Abstract

The nucleation and growth of chromium onto glassy carbon electrode from Cr(III) ions dissolved in a deep eutectic solvent, composed by a mixture of choline chloride and ethylene glycol were studied. From both potentiostatic and potentiodynamic methods, it was evidenced that Cr electrodeposition, from Cr(III) ions, takes place through two stages: firstly, from Cr(III) to Cr(II), forming soluble species, followed by reduction from Cr(II) to Cr(0). It was found that the Cr electrodeposition kinetics and mechanism are different depending on whether it is occurring from Cr(III) or from Cr(II) ions. From analysis of the potentiostatic experimental current density transients, new models were proposed to explain the chromium nucleation and growth in these initial conditions.

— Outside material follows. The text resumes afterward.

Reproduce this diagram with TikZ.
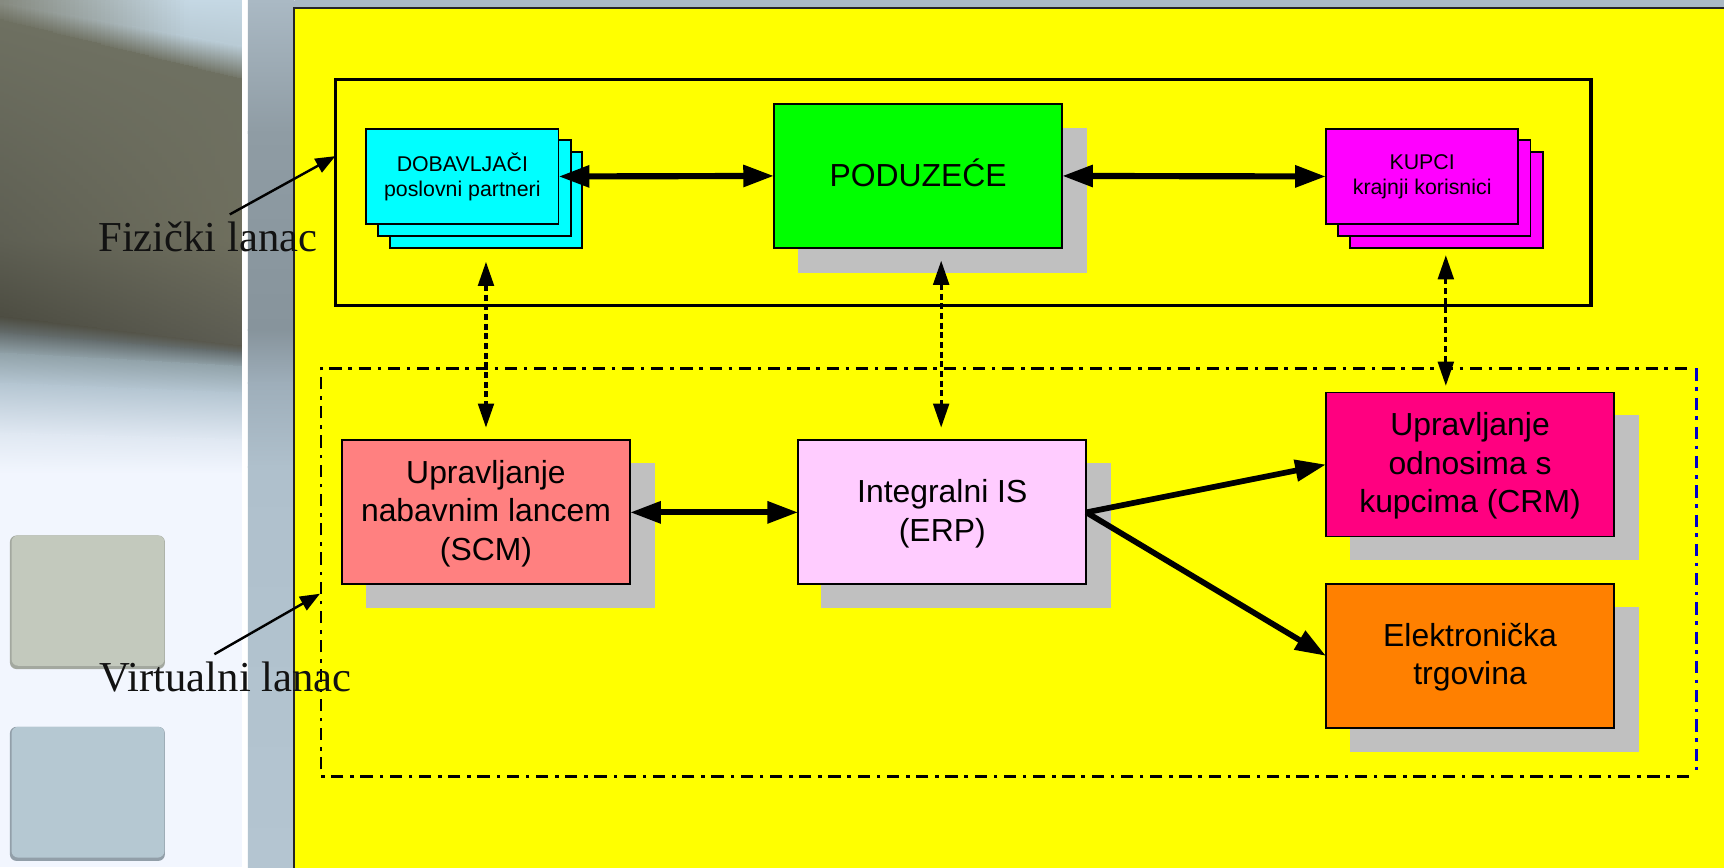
\documentclass[tikz,border=0pt]{standalone}
\usepackage{fontspec}
\setmainfont{Liberation Sans}
\newfontfamily\lblfont{Liberation Serif}
\usetikzlibrary{arrows.meta}
\definecolor{topL}{HTML}{868A80}
\definecolor{topR}{HTML}{C5D8E4}
\definecolor{upperR}{HTML}{B8CAD4}
\definecolor{oliveA}{HTML}{6E7061}
\definecolor{oliveBL}{HTML}{5E5F53}
\definecolor{oliveBR}{HTML}{6F6F5E}
\definecolor{oliveCL}{HTML}{4D4D42}
\definecolor{oliveCR}{HTML}{5C5C52}
\definecolor{oliveD}{HTML}{666F70}
\definecolor{mistA}{HTML}{92A3AA}
\definecolor{mistM}{HTML}{B5C6D2}
\definecolor{mistB}{HTML}{E0E8F2}
\definecolor{paleBg}{HTML}{F2F6FE}
\definecolor{stripA}{HTML}{AAB9C4}
\definecolor{stripB}{HTML}{8F9CA4}
\definecolor{stripC}{HTML}{87949C}
\definecolor{stripD}{HTML}{9EAEBA}
\definecolor{stripE}{HTML}{AFC0CC}
\definecolor{stripF}{HTML}{B4C5D1}
\definecolor{squareA}{HTML}{C3C9BD}
\definecolor{squareAedge}{HTML}{A3A89F}
\definecolor{squareB}{HTML}{B5C8D2}
\definecolor{squareBedge}{HTML}{929FA9}
\definecolor{shadowGrey}{HTML}{C0C0C0}
\definecolor{cyanBox}{HTML}{00FFFF}
\definecolor{magBox}{HTML}{FF00FF}
\definecolor{greenBox}{HTML}{00FF00}
\definecolor{salmonBox}{HTML}{FF8080}
\definecolor{lilacBox}{HTML}{FFCCFF}
\definecolor{roseBox}{HTML}{FF0080}
\definecolor{orangeBox}{HTML}{FF8000}
\definecolor{yellowBg}{HTML}{FFFF00}
\definecolor{blueEdge}{HTML}{0000C8}
\tikzset{
  block/.style={draw=black,line width=.85pt,inner sep=0pt,outer sep=0pt,minimum width=131pt,minimum height=65.5pt,align=center,font=\fontsize{14.5}{17.45}\selectfont},
  shadowbox/.style={fill=shadowGrey,draw=none,inner sep=0pt,outer sep=0pt,minimum width=131.5pt,minimum height=66pt},
  stackbox/.style={draw=black,line width=.85pt,inner sep=0pt,outer sep=0pt,minimum width=87.5pt,minimum height=43.5pt,align=center,font=\fontsize{9.7}{11.4}\selectfont},
  bigarrow/.style={line width=2.8pt,{Triangle[length=14pt,width=9.5pt]}-{Triangle[length=14pt,width=9.5pt]}},
  onearrow/.style={line width=2.6pt,-{Triangle[length=14pt,width=9.5pt]}},
  linkarrow/.style={line width=1.5pt,dash pattern=on 2.7pt off 1.7pt,{Triangle[length=11pt,width=7.1pt]}-{Triangle[length=11pt,width=7.1pt]}},
  notearrow/.style={line width=1.1pt,-{Triangle[length=9pt,width=7pt]}},
  notelabel/.style={anchor=base west,inner sep=0pt,text=black!93,font=\lblfont\fontsize{19.4}{22}\selectfont},
  chainline/.style={line width=1.2pt,dash pattern=on 5.6pt off 3pt on 1.6pt off 3.1pt},
}
\newcommand{\colseg}[4]{\shade[top color=#3,bottom color=#4] (\xa,#1) rectangle (\xb,#2+1);}
\newcommand{\dnl}[1]{\raisebox{-.6pt}[\height][\depth]{#1}}
\begin{document}
\begin{tikzpicture}[x=.5pt,y=-.5pt]
\useasboundingbox (0,0) rectangle (1568,788.6);
% left blurred photo panel
\fill[paleBg] (0,0) rectangle (222,788.6);
\foreach \i in {0,...,55}{
  \pgfmathsetmacro\xa{\i*4}
  \pgfmathsetmacro\xb{\i*4+5}
  \pgfmathsetmacro\s{\i/55}
  \pgfmathsetmacro\pct{100*\s}
  \pgfmathsetmacro\pcta{min(100,130*\s)}
  \pgfmathsetmacro\ya{(10+130*\s)/3.3}
  \pgfmathsetmacro\yb{(60+180*\s)/3.3}
  \pgfmathsetmacro\yd{(950+90*\s)/3.3}
  \pgfmathsetmacro\ye{(1000+60*\s)/3.3}
  \pgfmathsetmacro\yf{(1060+40*\s)/3.3}
  \pgfmathsetmacro\yg{(1150+30*\s)/3.3}
  \pgfmathsetmacro\yh{(1300+20*\s)/3.3}
  \colseg{0}{\ya}{topR!\pcta!topL}{upperR!\pcta!topL}
  \colseg{\ya}{\yb}{upperR!\pcta!topL}{oliveA}
  \colseg{\yb}{218}{oliveA}{oliveBR!\pct!oliveBL}
  \colseg{218}{\yd}{oliveBR!\pct!oliveBL}{oliveCR!\pct!oliveCL}
  \colseg{\yd}{\ye}{oliveCR!\pct!oliveCL}{oliveD}
  \colseg{\ye}{\yf}{oliveD}{mistA}
  \colseg{\yf}{\yg}{mistA}{mistM}
  \colseg{\yg}{\yh}{mistM}{mistB}
  \colseg{\yh}{430}{mistB}{paleBg}
}
\fill[white] (220,0) rectangle (225.5,788.6);
% grey strip
\def\xa{225.5}\def\xb{268}
\colseg{0}{120}{stripA}{stripB}
\colseg{120}{300}{stripB}{stripC}
\colseg{300}{348}{stripC}{stripD}
\colseg{348}{424}{stripD}{stripE}
\shade[top color=stripE,bottom color=stripF] (225.5,424) rectangle (268,788.6);
\fill[stripA] (268,0) rectangle (1568,8);
% decorative squares
\fill[rounded corners=3pt,squareAedge] (9,487) rectangle (150,608.5);
\fill[rounded corners=3pt,squareA] (10.5,487) rectangle (149.5,605.5);
\fill[rounded corners=3pt,squareBedge] (9,661) rectangle (150,783);
\fill[rounded corners=3pt,squareB] (10.5,661) rectangle (149.5,780);
% yellow panel
\fill[yellowBg,draw=black!85,line width=.8pt] (267.5,7) rectangle (1600,820);
% physical chain frame
\node[draw=black,line width=1.5pt,inner sep=0pt,outer sep=0pt,minimum width=571pt,minimum height=103pt] (phys) at (876,175) {};
% virtual chain frame
\coordinate (vTL) at (292,335);
\coordinate (vTR) at (1536,335);
\coordinate (vRT) at (1543,335);
\coordinate (vBR) at (1543,700);
\coordinate (vBE) at (1536,706);
\coordinate (vBL) at (292,706);
\draw[chainline] (vBE) -- (vBL) -- (vTL) -- (vTR);
\draw[chainline,blueEdge,line width=1.3pt] (vRT) -- (vBR);
% shadows and blocks
\node[shadowbox] (podS) at (857.5,182) {};
\node[shadowbox] (scmS) at (464.5,487) {};
\node[shadowbox] (erpS) at (878.5,487) {};
\node[shadowbox] (crmS) at (1359.5,443.5) {};
\node[shadowbox] (etrS) at (1359.5,618) {};
\node[block,fill=greenBox] (pod) at (835,160) {\raisebox{1.5pt}[\height][\depth]{PODUZEĆE}};
\node[block,fill=salmonBox] (scm) at (442,466) {\dnl{Upravljanje}\\\dnl{nabavnim lancem}\\\dnl{(SCM)}};
\node[block,fill=lilacBox] (erp) at (857,466) {\dnl{Integralni IS}\\\dnl{(ERP)}};
\node[block,fill=roseBox] (crm) at (1337,422.5) {\dnl{Upravljanje}\\\dnl{odnosima s}\\\dnl{kupcima (CRM)}};
\node[block,fill=orangeBox] (etr) at (1337,596.5) {\dnl{Elektronička}\\\dnl{trgovina}};
% stacks
\node[stackbox,fill=cyanBox] (dobC) at (442,182) {};
\node[stackbox,fill=cyanBox] (dobB) at (431.5,171) {};
\node[stackbox,fill=cyanBox] (dob) at (420.5,160.5) {DOBAVLJAČI\\poslovni partneri};
\node[stackbox,fill=magBox] (kupC) at (1315.5,182) {};
\node[stackbox,fill=magBox] (kupB) at (1304.5,171) {};
\node[stackbox,fill=magBox] (kup) at (1293.5,160.5) {KUPCI\\krajnji korisnici};
% connectors
\draw[bigarrow] (dob.east) -- (pod.west);
\draw[bigarrow] (pod.east) -- (kup.west);
\draw[bigarrow] (scm.east) -- (erp.west);
\draw[onearrow] (erp.east) -- (crm.west);
\draw[onearrow] (erp.east) -- (etr.west);
\coordinate (lnkA) at (442,238);
\coordinate (lnkAb) at (442,389);
\coordinate (lnkB) at (856,237);
\coordinate (lnkBb) at (856,389);
\coordinate (lnkC) at (1315,232);
\coordinate (lnkCb) at (1315,351);
\draw[linkarrow] (lnkA) -- (lnkAb);
\draw[linkarrow] (lnkB) -- (lnkBb);
\draw[linkarrow] (lnkC) -- (lnkCb);
% labels
\node[notelabel] (fiz) at (89,229) {Fizički lanac};
\node[notelabel] (vir) at (90,629) {Virtualni lanac};
\coordinate (fizS) at (209,195);
\coordinate (fizT) at (305,142);
\coordinate (virS) at (195,595);
\coordinate (virT) at (291,540);
\draw[notearrow] (fizS) -- (fizT);
\draw[notearrow] (virS) -- (virT);
\end{tikzpicture}
\end{document}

These models involve contributions to the overall current due to: an adsorption process, diffusion of Cr(III) ions to the electrode surfaces to form Cr(II) ions, Cr 3D nucleation and diffusion-controlled growth and residual water reaction over the growing surfaces of the Cr nuclei. The proposed models help determining the charge percentage due to each individual contribution to the total process. Scanning electron microscopy and energy dispersive spectroscopy were used to determine the morphology and the elemental composition of the deposit respectively.